◆ **EXTRACTED MATERIAL**:
= = = = = = =
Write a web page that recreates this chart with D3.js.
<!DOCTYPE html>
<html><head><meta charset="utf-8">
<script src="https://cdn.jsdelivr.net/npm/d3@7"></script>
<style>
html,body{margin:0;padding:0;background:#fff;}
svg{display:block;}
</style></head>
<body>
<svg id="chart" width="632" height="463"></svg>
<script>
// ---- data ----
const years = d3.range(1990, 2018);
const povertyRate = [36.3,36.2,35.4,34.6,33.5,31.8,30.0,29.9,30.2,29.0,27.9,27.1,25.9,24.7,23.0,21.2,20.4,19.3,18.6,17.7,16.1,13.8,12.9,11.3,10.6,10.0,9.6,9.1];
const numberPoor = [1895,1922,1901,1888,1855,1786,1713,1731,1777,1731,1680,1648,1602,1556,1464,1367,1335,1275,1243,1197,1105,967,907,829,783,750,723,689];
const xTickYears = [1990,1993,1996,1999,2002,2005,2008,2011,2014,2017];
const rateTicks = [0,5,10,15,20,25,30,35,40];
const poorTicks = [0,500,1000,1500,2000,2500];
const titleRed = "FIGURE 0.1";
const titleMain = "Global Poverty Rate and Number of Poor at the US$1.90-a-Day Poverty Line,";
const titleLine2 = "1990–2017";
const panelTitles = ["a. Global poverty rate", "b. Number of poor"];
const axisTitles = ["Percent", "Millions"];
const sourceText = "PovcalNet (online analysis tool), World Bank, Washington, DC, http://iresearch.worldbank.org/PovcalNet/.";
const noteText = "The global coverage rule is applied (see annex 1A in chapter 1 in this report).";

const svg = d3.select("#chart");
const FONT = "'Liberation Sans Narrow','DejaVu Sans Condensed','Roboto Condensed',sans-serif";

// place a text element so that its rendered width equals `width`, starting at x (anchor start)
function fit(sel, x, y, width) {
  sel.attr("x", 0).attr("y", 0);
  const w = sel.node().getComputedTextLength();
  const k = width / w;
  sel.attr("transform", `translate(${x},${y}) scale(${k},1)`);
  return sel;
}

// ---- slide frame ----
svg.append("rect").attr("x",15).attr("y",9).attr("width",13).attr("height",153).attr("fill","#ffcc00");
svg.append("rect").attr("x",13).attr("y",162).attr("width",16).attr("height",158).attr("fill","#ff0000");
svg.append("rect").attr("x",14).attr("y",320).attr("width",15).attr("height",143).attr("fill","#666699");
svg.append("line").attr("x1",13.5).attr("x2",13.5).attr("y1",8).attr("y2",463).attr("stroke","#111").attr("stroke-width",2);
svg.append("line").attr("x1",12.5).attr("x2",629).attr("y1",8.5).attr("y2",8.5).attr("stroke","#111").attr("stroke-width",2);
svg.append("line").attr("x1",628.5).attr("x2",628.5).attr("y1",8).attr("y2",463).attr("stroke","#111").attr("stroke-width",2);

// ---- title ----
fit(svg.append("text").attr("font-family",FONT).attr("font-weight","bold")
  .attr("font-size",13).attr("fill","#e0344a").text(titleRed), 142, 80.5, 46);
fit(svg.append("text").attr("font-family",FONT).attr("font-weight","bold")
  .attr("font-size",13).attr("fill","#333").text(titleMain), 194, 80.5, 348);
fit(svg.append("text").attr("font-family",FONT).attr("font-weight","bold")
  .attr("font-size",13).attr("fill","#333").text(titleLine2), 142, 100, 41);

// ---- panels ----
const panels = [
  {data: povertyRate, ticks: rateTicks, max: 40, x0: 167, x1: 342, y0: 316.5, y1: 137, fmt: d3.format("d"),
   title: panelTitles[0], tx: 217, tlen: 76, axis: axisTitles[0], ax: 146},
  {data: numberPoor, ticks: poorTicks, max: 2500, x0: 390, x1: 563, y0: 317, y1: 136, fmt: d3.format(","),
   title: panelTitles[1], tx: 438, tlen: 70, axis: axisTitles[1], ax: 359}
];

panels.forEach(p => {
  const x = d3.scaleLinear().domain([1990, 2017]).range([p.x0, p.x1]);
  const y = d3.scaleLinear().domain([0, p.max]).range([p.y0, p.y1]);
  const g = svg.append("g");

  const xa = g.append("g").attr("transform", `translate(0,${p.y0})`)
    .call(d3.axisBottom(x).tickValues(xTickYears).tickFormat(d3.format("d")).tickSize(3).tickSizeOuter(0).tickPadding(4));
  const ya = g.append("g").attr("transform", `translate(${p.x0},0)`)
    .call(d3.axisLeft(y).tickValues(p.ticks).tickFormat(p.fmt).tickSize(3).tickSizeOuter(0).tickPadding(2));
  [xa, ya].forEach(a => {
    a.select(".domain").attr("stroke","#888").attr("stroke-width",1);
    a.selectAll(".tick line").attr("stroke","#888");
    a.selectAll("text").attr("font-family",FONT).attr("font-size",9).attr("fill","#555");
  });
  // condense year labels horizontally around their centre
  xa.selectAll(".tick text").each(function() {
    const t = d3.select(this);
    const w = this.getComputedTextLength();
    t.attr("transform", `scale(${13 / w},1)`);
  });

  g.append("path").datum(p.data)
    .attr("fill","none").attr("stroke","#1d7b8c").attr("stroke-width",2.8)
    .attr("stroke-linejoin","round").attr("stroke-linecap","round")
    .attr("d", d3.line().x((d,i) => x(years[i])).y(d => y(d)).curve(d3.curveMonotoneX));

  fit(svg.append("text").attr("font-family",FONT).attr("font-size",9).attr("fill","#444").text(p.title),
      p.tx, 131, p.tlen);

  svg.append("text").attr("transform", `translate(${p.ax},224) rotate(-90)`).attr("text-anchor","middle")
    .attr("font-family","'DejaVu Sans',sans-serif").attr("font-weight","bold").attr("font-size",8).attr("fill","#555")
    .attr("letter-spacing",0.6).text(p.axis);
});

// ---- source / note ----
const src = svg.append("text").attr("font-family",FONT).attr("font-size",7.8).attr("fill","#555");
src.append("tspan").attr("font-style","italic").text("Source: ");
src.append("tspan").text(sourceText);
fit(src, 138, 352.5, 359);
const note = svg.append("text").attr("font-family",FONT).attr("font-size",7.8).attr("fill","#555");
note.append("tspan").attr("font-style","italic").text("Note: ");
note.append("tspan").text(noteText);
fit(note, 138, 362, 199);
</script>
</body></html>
= = = = = = =
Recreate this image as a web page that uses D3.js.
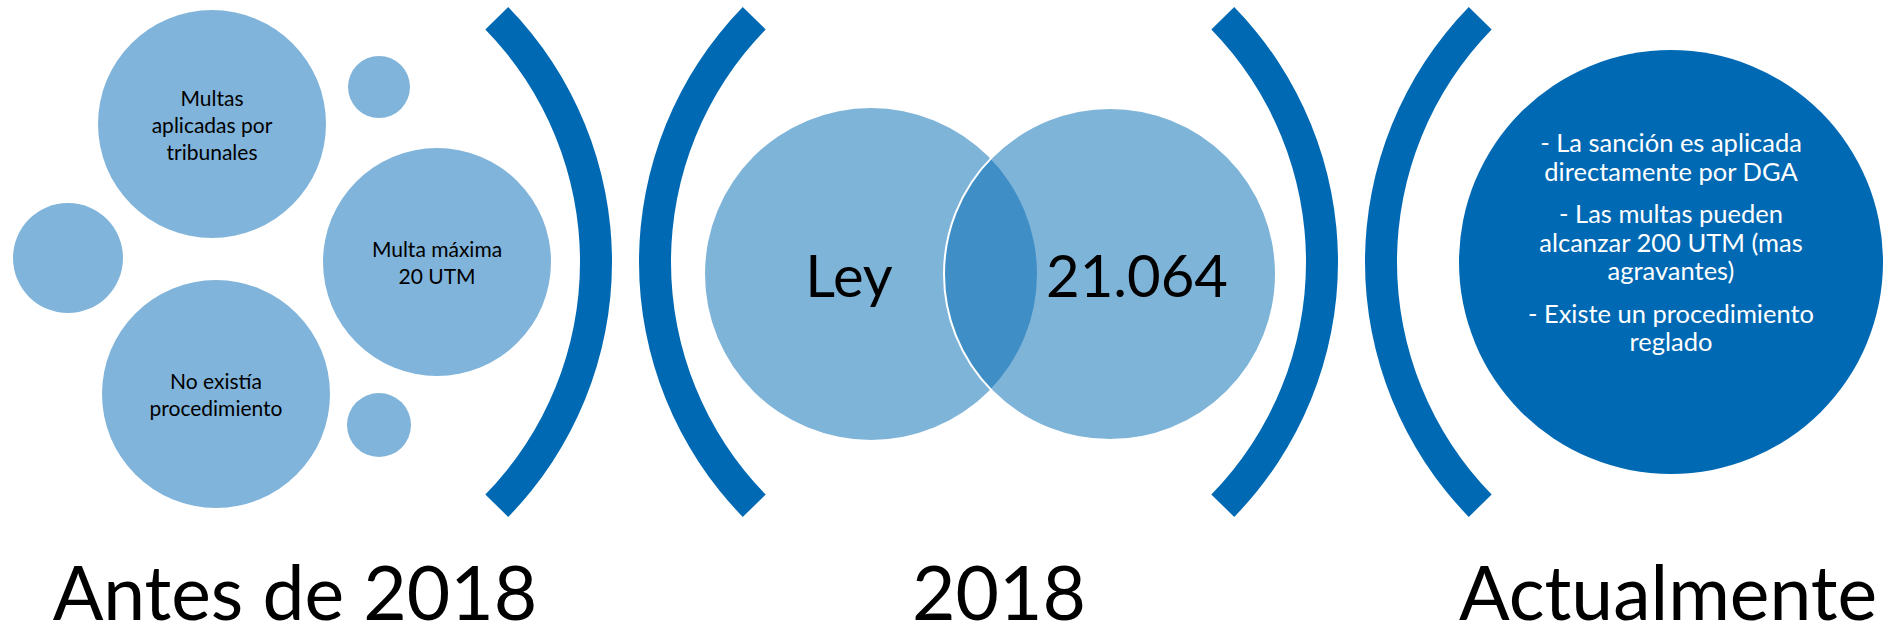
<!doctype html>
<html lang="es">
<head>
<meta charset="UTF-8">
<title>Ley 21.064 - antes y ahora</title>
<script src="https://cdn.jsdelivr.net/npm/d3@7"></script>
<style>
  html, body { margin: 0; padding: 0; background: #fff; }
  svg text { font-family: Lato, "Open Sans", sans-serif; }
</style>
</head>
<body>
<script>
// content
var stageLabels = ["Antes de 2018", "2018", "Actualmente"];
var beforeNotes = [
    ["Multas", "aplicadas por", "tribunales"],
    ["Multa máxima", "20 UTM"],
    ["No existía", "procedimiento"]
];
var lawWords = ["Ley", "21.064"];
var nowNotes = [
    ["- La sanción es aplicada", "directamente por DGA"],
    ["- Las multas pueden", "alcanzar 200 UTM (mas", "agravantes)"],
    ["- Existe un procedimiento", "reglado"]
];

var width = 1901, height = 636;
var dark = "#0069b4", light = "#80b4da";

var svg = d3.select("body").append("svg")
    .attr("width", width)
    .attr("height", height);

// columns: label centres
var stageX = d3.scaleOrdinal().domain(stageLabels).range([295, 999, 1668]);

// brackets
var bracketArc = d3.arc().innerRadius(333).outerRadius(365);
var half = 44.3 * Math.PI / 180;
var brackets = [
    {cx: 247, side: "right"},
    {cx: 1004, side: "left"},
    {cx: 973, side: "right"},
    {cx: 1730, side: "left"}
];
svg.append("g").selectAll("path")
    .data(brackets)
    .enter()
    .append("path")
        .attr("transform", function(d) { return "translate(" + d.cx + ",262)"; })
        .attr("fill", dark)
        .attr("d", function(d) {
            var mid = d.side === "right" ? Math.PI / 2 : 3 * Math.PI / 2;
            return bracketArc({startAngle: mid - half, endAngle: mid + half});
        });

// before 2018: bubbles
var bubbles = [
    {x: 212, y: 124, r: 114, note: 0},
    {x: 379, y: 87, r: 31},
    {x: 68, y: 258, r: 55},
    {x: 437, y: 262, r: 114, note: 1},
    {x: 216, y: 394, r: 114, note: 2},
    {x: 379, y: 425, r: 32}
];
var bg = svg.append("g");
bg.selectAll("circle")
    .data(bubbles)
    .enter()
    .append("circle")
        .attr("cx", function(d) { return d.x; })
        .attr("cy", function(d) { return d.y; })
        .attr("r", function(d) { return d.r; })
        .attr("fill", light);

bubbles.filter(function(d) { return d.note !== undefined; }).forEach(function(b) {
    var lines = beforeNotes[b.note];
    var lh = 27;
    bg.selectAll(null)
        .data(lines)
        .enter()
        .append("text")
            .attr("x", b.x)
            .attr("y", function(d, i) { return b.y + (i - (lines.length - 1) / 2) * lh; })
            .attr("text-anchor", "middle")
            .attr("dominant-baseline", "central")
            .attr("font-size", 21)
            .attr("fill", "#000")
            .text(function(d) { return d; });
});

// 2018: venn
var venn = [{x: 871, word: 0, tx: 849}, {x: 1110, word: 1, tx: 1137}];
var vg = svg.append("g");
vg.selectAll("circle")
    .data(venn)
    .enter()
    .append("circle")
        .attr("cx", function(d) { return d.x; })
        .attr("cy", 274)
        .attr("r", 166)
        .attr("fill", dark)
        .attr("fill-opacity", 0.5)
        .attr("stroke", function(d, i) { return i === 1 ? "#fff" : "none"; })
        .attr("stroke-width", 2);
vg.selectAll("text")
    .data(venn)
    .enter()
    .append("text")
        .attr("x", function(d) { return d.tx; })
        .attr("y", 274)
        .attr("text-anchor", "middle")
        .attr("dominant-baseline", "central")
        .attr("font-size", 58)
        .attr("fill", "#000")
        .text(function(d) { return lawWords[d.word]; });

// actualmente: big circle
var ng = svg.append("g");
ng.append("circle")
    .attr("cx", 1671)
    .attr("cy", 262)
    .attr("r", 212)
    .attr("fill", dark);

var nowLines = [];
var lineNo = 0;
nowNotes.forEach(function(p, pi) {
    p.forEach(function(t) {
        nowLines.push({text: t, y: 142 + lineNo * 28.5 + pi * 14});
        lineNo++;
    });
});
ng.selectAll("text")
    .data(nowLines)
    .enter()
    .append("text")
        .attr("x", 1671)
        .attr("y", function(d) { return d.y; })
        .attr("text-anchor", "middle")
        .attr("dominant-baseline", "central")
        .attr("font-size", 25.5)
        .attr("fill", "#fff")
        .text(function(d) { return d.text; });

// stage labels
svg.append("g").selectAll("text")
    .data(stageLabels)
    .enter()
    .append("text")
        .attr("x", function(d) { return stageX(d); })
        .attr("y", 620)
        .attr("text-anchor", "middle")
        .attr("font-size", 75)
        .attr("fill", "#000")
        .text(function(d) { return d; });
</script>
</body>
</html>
= = = = = = =
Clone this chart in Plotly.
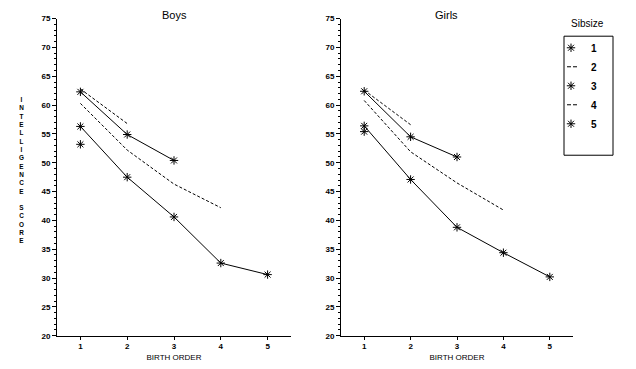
= = = = = = =
◆ **DESCRIPTION OF THE TASK**: The lines to reproduce run from the one above containing "Recreate this image" through the one containing "d3.scaleOrdinal().domain(stageLabels).range([295, 999, 1668]);". Copy them exactly and leave out all pictures.

◆ **SOLUTION FOR THIS TASK**:
Recreate this image as a web page that uses D3.js.
<!doctype html>
<html lang="es">
<head>
<meta charset="UTF-8">
<title>Ley 21.064 - antes y ahora</title>
<script src="https://cdn.jsdelivr.net/npm/d3@7"></script>
<style>
  html, body { margin: 0; padding: 0; background: #fff; }
  svg text { font-family: Lato, "Open Sans", sans-serif; }
</style>
</head>
<body>
<script>
// content
var stageLabels = ["Antes de 2018", "2018", "Actualmente"];
var beforeNotes = [
    ["Multas", "aplicadas por", "tribunales"],
    ["Multa máxima", "20 UTM"],
    ["No existía", "procedimiento"]
];
var lawWords = ["Ley", "21.064"];
var nowNotes = [
    ["- La sanción es aplicada", "directamente por DGA"],
    ["- Las multas pueden", "alcanzar 200 UTM (mas", "agravantes)"],
    ["- Existe un procedimiento", "reglado"]
];

var width = 1901, height = 636;
var dark = "#0069b4", light = "#80b4da";

var svg = d3.select("body").append("svg")
    .attr("width", width)
    .attr("height", height);

// columns: label centres
var stageX = d3.scaleOrdinal().domain(stageLabels).range([295, 999, 1668]);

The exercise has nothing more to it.